‘Towards an Integrated Corpus Stylistics’, by Dan McIntyre

McIntyre, Dan. ‘Towards an Integrated Corpus Stylistics’. Topics in Linguistics, issue 16 (December 2015), 59–68. doi:10.2478/topling-2015-0011

Are there angels singing? Or is it just in my head?

Where has this article been hiding all this time?!

McIntyre offers an insightful approach to the two strands of stylistics that have become most prevalent in stylistics since the 1990s. Most significantly, to me: it clearly describes the position that I have taken myself, in a much more articulate and clearly thought-out manner than what I have done so far.

McIntyre argues that ‘cognitive stylistics’ has been defined infelicitously, and that if the term is to have any value, we need to change the way we think about what corpus stylistics is, specifically by integrating it with other stylistic methods, especially cognitive stylistics.

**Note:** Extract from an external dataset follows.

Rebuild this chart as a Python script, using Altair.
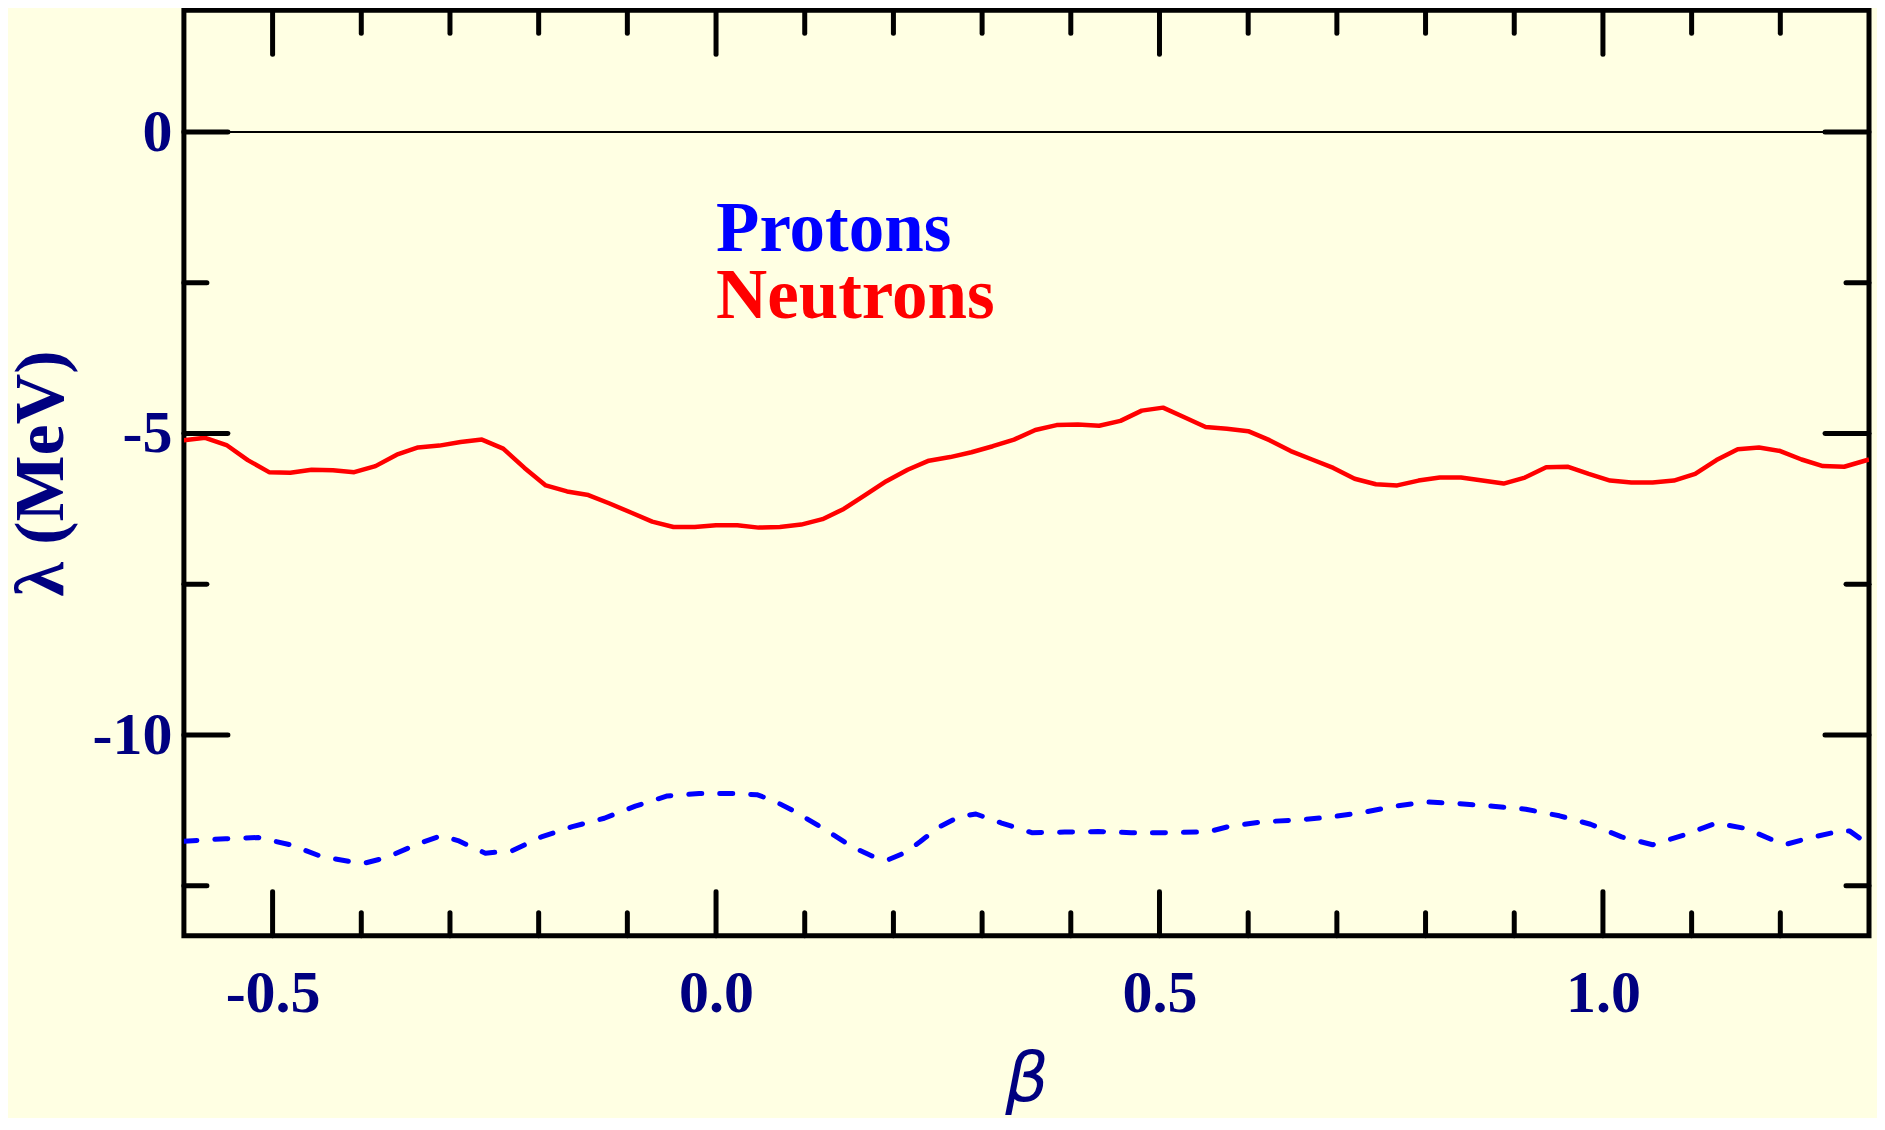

Cognitive stylistics is usually defined as the application of corpus linguistics methods to the study of literary language. However, he points out, other sub-fields of linguistics are not designated as such when they use corpus methods; a corpus-based study of syntax, for example, is not known as ‘corpus syntax’. Defining corpus stylistics in this way, then, first runs the risk of ‘implicitly suggesting that stylistics is not a constituent sub-discipline of linguistics’ (p. 60). Second, this definition of corpus stylistics often incorrectly implies that other types of stylistic study lack rigor (p. 60). Third, stylistics is not always concerned with literary language. Short and Leech argue that stylistics is properly defined as the linguistic study of style, in any context (see p. 61), and in some parts of the world, the discipline focuses primarily on style in non-literary contexts. From all of this, McIntyre argues that if the term ‘corpus stylistics’ is to be a useful categorization, then we must define it anew. The definition he offers is ‘the application of theories, models and frameworks from stylistics in corpus analysis’ (p. 61).

McIntyre then discusses the distinction between corpus stylistics and cognitive stylistics, ultimately suggesting that they can and should be integrated more closely (at least in studies that will clearly benefit by including both modes of analysis). Although the two sub-disciplines have frequently been at loggerheads, they need not be and, indeed, each can gain substantially by integrating the other and working as a cohesive whole in analyzing style: ‘The two endeavours are not mutually exclusive and if we follow this path, we are likely to overlook significant insights that might be gained in one area and have relevance for the other’ (p. 63).

In the following two sections, McIntyre offers analyses of two texts, using this kind of integrated approach: First, he examines direct speech in Mark Haddon’s The Curious Incident of the Dog in the Night-Time; second, at dialogue and authenticity in the HBO television series Deadwood. In the first case, he uses corpus methods to verify that direct speech is more prevalent in Haddon’s novel than in most other fictional texts, and then integrates this finding with the notion of mind style, arguing that the high incidence of direct speech in the text is one manifestation of the main character’s unique mind style (he is generally assumed to have Asperberger’s Syndrome) (pp. 63–64).  In the second case, he uses corpus methods to establish the anachronistic nature of much of the dialogue (particularly expletives) in the series Deadwood; having already indicated that criticism of the series has noted show’s immersive style, despite obvious anachronisms (it is set in the 1870s), McIntyre draws on deictic shift theory to account for this immersive experience, arguing that the anachronistic language does not reinstantiate the viewer’s real-world context—as we would normally expect—since the anachronisms act with the level of pragmatic force (i.e., swearing) that modern-day viewers expect, whereas using the expletives that were common in the time period (e.g., goldarned, tarnation) would now have a comic effect and would therefore detract from the intended pragmatic force.